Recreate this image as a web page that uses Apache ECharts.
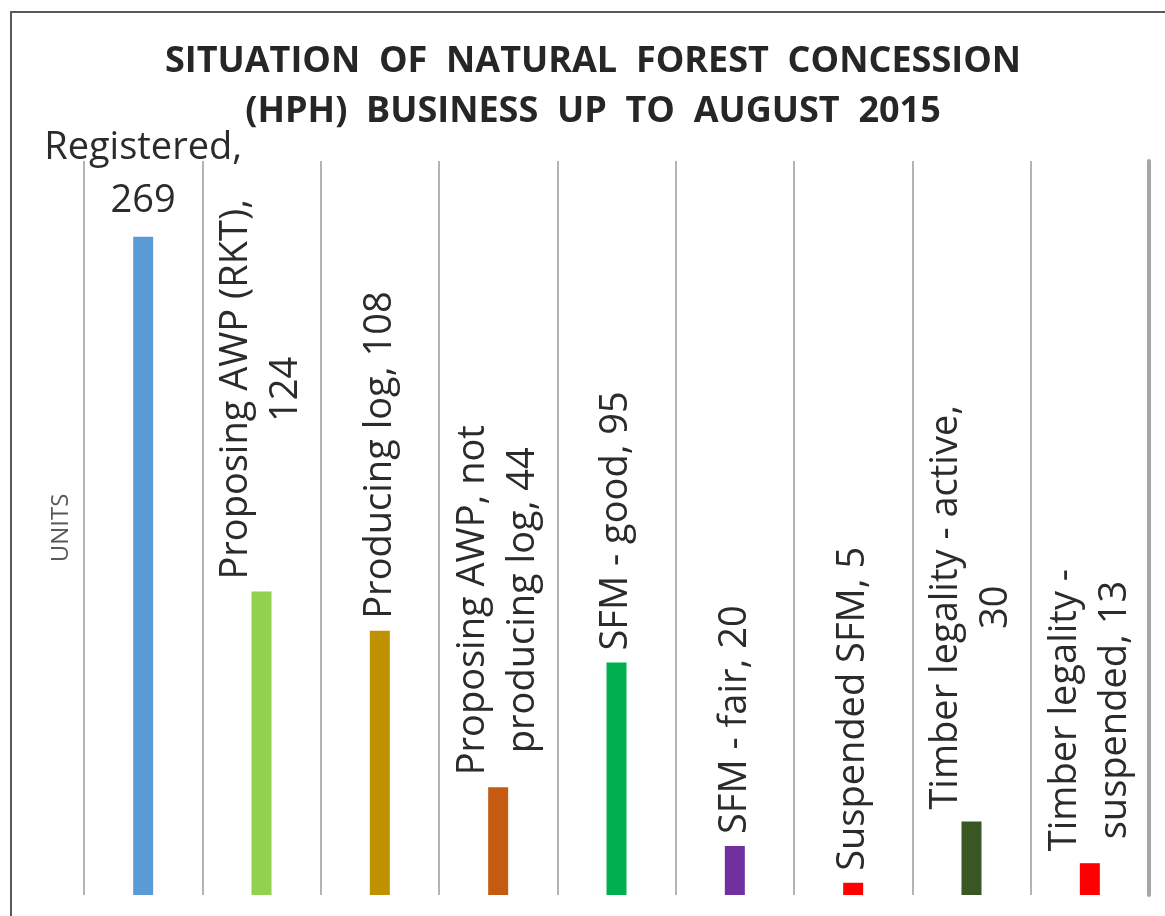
<!DOCTYPE html>
<html>
<head>
<meta charset="utf-8">
<script src="https://cdn.jsdelivr.net/npm/echarts@6/dist/echarts.min.js"></script>
<style>
  html, body { margin: 0; padding: 0; background: #ffffff; overflow: hidden; }
  #wrap { position: relative; width: 1165px; height: 916px; overflow: hidden; }
  #chart { position: absolute; left: 0; top: 0; width: 1165px; height: 916px; }
  #frame { position: absolute; left: 10px; top: 11px; width: 1300px; height: 1000px;
           border-left: 2px solid #595959; border-top: 2px solid #595959; pointer-events: none; }
</style>
</head>
<body>
<div id="wrap">
  <div id="chart"></div>
  <div id="frame"></div>
</div>
<script>
// ---- data ----
const titleLines = ['SITUATION  OF  NATURAL  FOREST  CONCESSION', '(HPH)  BUSINESS  UP  TO  AUGUST  2015'];
const categories = [
  'Registered',
  'Proposing AWP (RKT)',
  'Producing log',
  'Proposing AWP, not\nproducing log',
  'SFM - good',
  'SFM - fair',
  'Suspended SFM',
  'Timber legality - active',
  'Timber legality -\nsuspended'
];
const values = [269, 124, 108, 44, 95, 20, 5, 30, 13];
const valueOnNewLine = [true, true, false, false, false, false, false, true, false];
const barColors = ['#5B9BD5', '#92D050', '#BF9000', '#C55A11', '#00B050', '#7030A0', '#FF0000', '#385723', '#FF0000'];
const yAxisName = 'UNITS';
const yMax = 300;

// ---- chart ----
const FONT = '"Open Sans", "DejaVu Sans", sans-serif';
const LABEL_COLOR = '#2b2b2b';
const GRID_COLOR = '#b3b3b3';
const chart = echarts.init(document.getElementById('chart'), null, { renderer: 'canvas' });

function labelText(i) {
  return categories[i] + ',' + (valueOnNewLine[i] ? '\n' : ' ') + values[i];
}

const seriesData = values.map((v, i) => {
  const horizontal = i === 0;
  return {
    value: v,
    itemStyle: { color: barColors[i] },
    label: horizontal ? {
      show: true, position: 'top', rotate: 0, distance: 9, align: 'center', verticalAlign: 'bottom',
      formatter: () => labelText(i), fontFamily: FONT, fontSize: 38, lineHeight: 53, color: LABEL_COLOR
    } : {
      show: true, position: 'top', rotate: 90, distance: 12, align: 'left', verticalAlign: 'middle',
      formatter: () => labelText(i).split('\n').map(s => '{c|' + s + '}').join('\n'),
      rich: { c: { align: 'center', fontFamily: FONT, fontSize: 38, lineHeight: 50, color: LABEL_COLOR } }
    }
  };
});

chart.setOption({
  backgroundColor: '#ffffff',
  animation: false,
  title: {
    text: titleLines.join('\n'), left: 588, top: 32, textAlign: 'center',
    textStyle: { fontFamily: FONT, fontWeight: 'bold', fontSize: 36, lineHeight: 50, color: '#262626' }
  },
  grid: { left: 84, right: 16, top: 161, bottom: 21, containLabel: false },
  xAxis: {
    type: 'category', data: categories, boundaryGap: true,
    axisLine: { show: false }, axisTick: { show: false, interval: 0 }, axisLabel: { show: false, interval: 0 },
    splitLine: { show: true, interval: 0, lineStyle: { color: GRID_COLOR, width: 2 } }
  },
  yAxis: [{
    type: 'value', min: 0, max: yMax, interval: 50,
    name: yAxisName, nameLocation: 'middle', nameRotate: 90, nameGap: 11,
    nameTextStyle: { fontFamily: FONT, fontSize: 24, color: '#595959' },
    axisLine: { show: false }, axisTick: { show: false }, axisLabel: { show: false }, splitLine: { show: false }
  }, {
    type: 'value', position: 'right', min: 0, max: yMax, interval: 50,
    axisLine: { show: true, onZero: false, lineStyle: { color: '#a6a6a6', width: 4 } },
    axisTick: { show: false }, axisLabel: { show: false }, splitLine: { show: false }
  }],
  series: [{ type: 'bar', data: seriesData, barWidth: 20 }]
});
</script>
</body>
</html>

AIM OF THE TASK >> Set every line down exactly as written, leaving each picture out.

TASK ANSWER >>
Recreate this image as a web page that uses Apache ECharts.
<!DOCTYPE html>
<html>
<head>
<meta charset="utf-8">
<script src="https://cdn.jsdelivr.net/npm/echarts@6/dist/echarts.min.js"></script>
<style>
  html, body { margin: 0; padding: 0; background: #ffffff; overflow: hidden; }
  #wrap { position: relative; width: 1165px; height: 916px; overflow: hidden; }
  #chart { position: absolute; left: 0; top: 0; width: 1165px; height: 916px; }
  #frame { position: absolute; left: 10px; top: 11px; width: 1300px; height: 1000px;
           border-left: 2px solid #595959; border-top: 2px solid #595959; pointer-events: none; }
</style>
</head>
<body>
<div id="wrap">
  <div id="chart"></div>
  <div id="frame"></div>
</div>
<script>
// ---- data ----
const titleLines = ['SITUATION  OF  NATURAL  FOREST  CONCESSION', '(HPH)  BUSINESS  UP  TO  AUGUST  2015'];
const categories = [
  'Registered',
  'Proposing AWP (RKT)',
  'Producing log',
  'Proposing AWP, not\nproducing log',
  'SFM - good',
  'SFM - fair',
  'Suspended SFM',
  'Timber legality - active',
  'Timber legality -\nsuspended'
];
const values = [269, 124, 108, 44, 95, 20, 5, 30, 13];
const valueOnNewLine = [true, true, false, false, false, false, false, true, false];
const barColors = ['#5B9BD5', '#92D050', '#BF9000', '#C55A11', '#00B050', '#7030A0', '#FF0000', '#385723', '#FF0000'];
const yAxisName = 'UNITS';
const yMax = 300;

// ---- chart ----
const FONT = '"Open Sans", "DejaVu Sans", sans-serif';
const LABEL_COLOR = '#2b2b2b';
const GRID_COLOR = '#b3b3b3';
const chart = echarts.init(document.getElementById('chart'), null, { renderer: 'canvas' });

function labelText(i) {
  return categories[i] + ',' + (valueOnNewLine[i] ? '\n' : ' ') + values[i];
}

const seriesData = values.map((v, i) => {
  const horizontal = i === 0;
  return {
    value: v,
    itemStyle: { color: barColors[i] },
    label: horizontal ? {
      show: true, position: 'top', rotate: 0, distance: 9, align: 'center', verticalAlign: 'bottom',
      formatter: () => labelText(i), fontFamily: FONT, fontSize: 38, lineHeight: 53, color: LABEL_COLOR
    } : {
      show: true, position: 'top', rotate: 90, distance: 12, align: 'left', verticalAlign: 'middle',
      formatter: () => labelText(i).split('\n').map(s => '{c|' + s + '}').join('\n'),
      rich: { c: { align: 'center', fontFamily: FONT, fontSize: 38, lineHeight: 50, color: LABEL_COLOR } }
    }
  };
});

chart.setOption({
  backgroundColor: '#ffffff',
  animation: false,
  title: {
    text: titleLines.join('\n'), left: 588, top: 32, textAlign: 'center',
    textStyle: { fontFamily: FONT, fontWeight: 'bold', fontSize: 36, lineHeight: 50, color: '#262626' }
  },
  grid: { left: 84, right: 16, top: 161, bottom: 21, containLabel: false },
  xAxis: {
    type: 'category', data: categories, boundaryGap: true,
    axisLine: { show: false }, axisTick: { show: false, interval: 0 }, axisLabel: { show: false, interval: 0 },
    splitLine: { show: true, interval: 0, lineStyle: { color: GRID_COLOR, width: 2 } }
  },
  yAxis: [{
    type: 'value', min: 0, max: yMax, interval: 50,
    name: yAxisName, nameLocation: 'middle', nameRotate: 90, nameGap: 11,
    nameTextStyle: { fontFamily: FONT, fontSize: 24, color: '#595959' },
    axisLine: { show: false }, axisTick: { show: false }, axisLabel: { show: false }, splitLine: { show: false }
  }, {
    type: 'value', position: 'right', min: 0, max: yMax, interval: 50,
    axisLine: { show: true, onZero: false, lineStyle: { color: '#a6a6a6', width: 4 } },
    axisTick: { show: false }, axisLabel: { show: false }, splitLine: { show: false }
  }],
  series: [{ type: 'bar', data: seriesData, barWidth: 20 }]
});
</script>
</body>
</html>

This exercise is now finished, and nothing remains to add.